Facciamo un salto all’indietro di qualche millennio, a quel mondo antico dove si sperimentavano le prime forme artistiche di rappresentazione, alla tragedia greca. In essa avvenivano efferati delitti ma il genio degli autori, e il senso comune della cultura dell’epoca, imponevano che essi si compissero sempre dietro le quinte e mai sotto gli occhi dello spettatore: questo nulla toglieva alla spietatezza dell’atto e anzi lo impotentiva e lo arricchiva di pathos… come il maestro Alfred Hitchcock seppe raccontarci in tempi più recenti: il delitto migliore è quello che non si vede. E il sesso più eccitante, aggiungo io, è quello che resta nell’ambito dell’immaginazione. Certo, la carne esposta sullo schermo chiama all’appello altra carne, ma è solo meccanica fisica che niente ha a che vedere con l’arte della seduzione e del sesso. Quindi resto dell’idea che, vengano pure tutte le sperimentazioni registiche e gli esibizionismi attoriali (chi non è curioso di vedere come lo fanno e come ce l’hanno quelle e quelli famosi?) ma l’arte deve restare velata e saperci raccontare solo quello che accade dietro le quinte.

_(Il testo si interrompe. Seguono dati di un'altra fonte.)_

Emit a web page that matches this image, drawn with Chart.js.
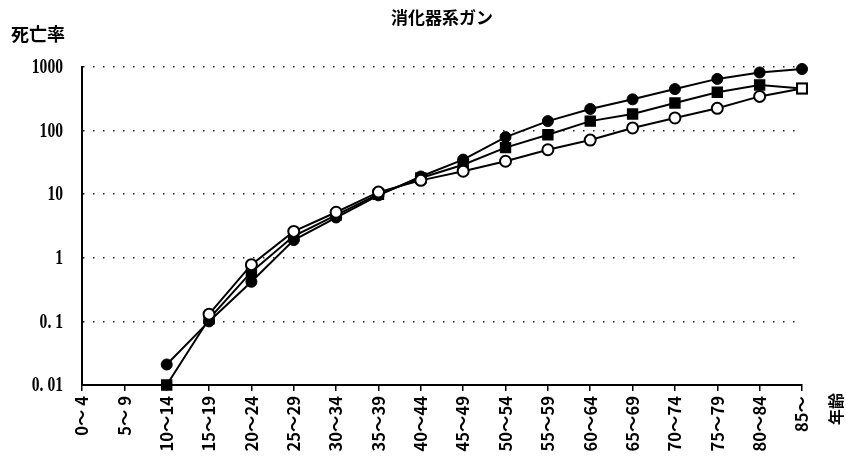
<!DOCTYPE html>
<html lang="ja">
<head>
<meta charset="utf-8">
<title>消化器系ガン</title>
<script src="https://cdn.jsdelivr.net/npm/chart.js@4/dist/chart.umd.min.js"></script>
<style>
  html, body { margin: 0; padding: 0; background: #fff; }
  canvas { display: block; }
</style>
</head>
<body>
<canvas id="chart" width="846" height="457"></canvas>
<script>
// Age groups (x axis)
const ageGroups = ["0～ 4", "5～ 9", "10～14", "15～19", "20～24", "25～29", "30～34", "35～39",
  "40～44", "45～49", "50～54", "55～59", "60～64", "65～69", "70～74", "75～79", "80～84", "85～"];

// Mortality rates per age group
const rateFilledCircle = [null, null, 0.021, 0.10, 0.42, 1.9, 4.3, 9.6, 19, 35, 79, 141, 219, 310, 450, 650, 820, 930];
const rateFilledSquare = [null, null, 0.01, 0.11, 0.6, 2.2, 4.7, 10, 18, 29, 54, 86, 141, 182, 272, 400, 520, 460];
const rateOpenCircle   = [null, null, null, 0.13, 0.78, 2.6, 5.2, 10.8, 16.5, 23, 33, 50, 71, 110, 158, 224, 345, 460];

// Log-scale ticks and their labels
const yTickValues = [0.01, 0.1, 1, 10, 100, 1000];
const yTickLabels = ["0. 01", "0. 1", "1", "10", "100", "1000"];

const chartTitle = "消化器系ガン";
const yAxisTitle = "死亡率";
const xAxisTitle = "年齢";

const lastIdx = ageGroups.length - 1;

const textPlugin = {
  id: "texts",
  afterDraw(chart) {
    const ctx = chart.ctx;
    const area = chart.chartArea;
    const yScale = chart.scales.y;
    ctx.save();
    ctx.fillStyle = "#000";

    // title
    ctx.font = 'bold 17px "Noto Sans CJK JP"';
    ctx.textAlign = "center";
    ctx.textBaseline = "middle";
    ctx.fillText(chartTitle, (area.left + area.right) / 2, 18);

    // y axis title
    ctx.font = 'bold 18px "Noto Sans CJK JP"';
    ctx.textAlign = "left";
    ctx.fillText(yAxisTitle, 11, 34);

    // y tick labels, condensed
    ctx.font = 'bold 20px "Liberation Serif"';
    ctx.textAlign = "right";
    yTickValues.forEach((v, i) => {
      const y = yScale.getPixelForValue(v);
      ctx.save();
      ctx.translate(area.left - 19, y);
      ctx.scale(0.78, 1);
      ctx.fillText(yTickLabels[i], 0, 1);
      ctx.restore();
    });

    // x axis title, rotated like the category labels
    ctx.save();
    ctx.translate(836, 393);
    ctx.rotate(-Math.PI / 2);
    ctx.font = 'bold 16px "Noto Sans CJK JP"';
    ctx.textAlign = "right";
    ctx.fillText(xAxisTitle, 0, 0);
    ctx.restore();

    ctx.restore();
  }
};

new Chart(document.getElementById("chart"), {
  type: "line",
  data: {
    labels: ageGroups,
    datasets: [
      {
        label: "open",
        data: rateOpenCircle,
        order: 0,
        borderColor: "#000",
        borderWidth: 2,
        pointStyle: ageGroups.map((_, i) => i === lastIdx ? "rect" : "circle"),
        pointRadius: ageGroups.map((_, i) => i === lastIdx ? 7 : 5.5),
        pointBackgroundColor: "#fff",
        pointBorderColor: "#000",
        pointBorderWidth: 2,
        tension: 0,
        clip: false
      },
      {
        label: "square",
        data: rateFilledSquare,
        order: 1,
        borderColor: "#000",
        borderWidth: 2,
        pointStyle: "rect",
        pointRadius: 7,
        pointBackgroundColor: ageGroups.map((_, i) => i === lastIdx ? "#fff" : "#000"),
        pointBorderColor: "#000",
        pointBorderWidth: 1.5,
        tension: 0,
        clip: false
      },
      {
        label: "filled",
        data: rateFilledCircle,
        order: 2,
        borderColor: "#000",
        borderWidth: 2,
        pointStyle: "circle",
        pointRadius: 5.5,
        pointBackgroundColor: "#000",
        pointBorderColor: "#000",
        pointBorderWidth: 1,
        tension: 0,
        clip: false
      }
    ]
  },
  options: {
    responsive: false,
    animation: false,
    devicePixelRatio: 1,
    layout: { padding: { top: 67, right: 44, left: 0, bottom: 0 } },
    plugins: {
      legend: { display: false },
      title: { display: false },
      tooltip: { enabled: false }
    },
    scales: {
      x: {
        type: "category",
        offset: false,
        afterFit(scale) { scale.height = 72; },
        grid: {
          display: true,
          drawOnChartArea: false,
          drawTicks: true,
          tickLength: 6,
          color: "#000",
          lineWidth: 1.5,
          offset: false
        },
        border: { display: true, color: "#000", width: 2 },
        ticks: {
          autoSkip: false,
          maxRotation: 90,
          minRotation: 90,
          padding: 5,
          color: "#000",
          font: { family: "'Noto Sans CJK JP'", size: 16.5, weight: "bold" }
        }
      },
      y: {
        type: "logarithmic",
        min: 0.01,
        max: 1000,
        afterBuildTicks(scale) { scale.ticks = yTickValues.map(v => ({ value: v })); },
        afterFit(scale) { scale.width = 82; },
        grid: {
          color: "#222",
          lineWidth: 1.5,
          drawTicks: false
        },
        border: { display: true, color: "#000", width: 2, dash: [1.5, 8.5] },
        ticks: { display: false }
      }
    }
  },
  plugins: [textPlugin]
});
</script>
</body>
</html>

E torno a quest’ultima fatica di Lars Von Trier: film compiaciuto e depressivo di un grande regista che sembra non avere più niente da dire e vuole condurci sul terreno scivoloso dello scandalo: il pisellino di Shia LaBeouf è il suo o non è il suo? Macchissenefrega. L’unica cosa notevole che ho trovato è stato l’irrompere sullo schermo della grandiosa Uma Thurman nella stupenda interpretazione di una moglie tradita: una decina di minuti che valgono da soli il prezzo del biglietto. Tutto il resto è noia, ma noia vera.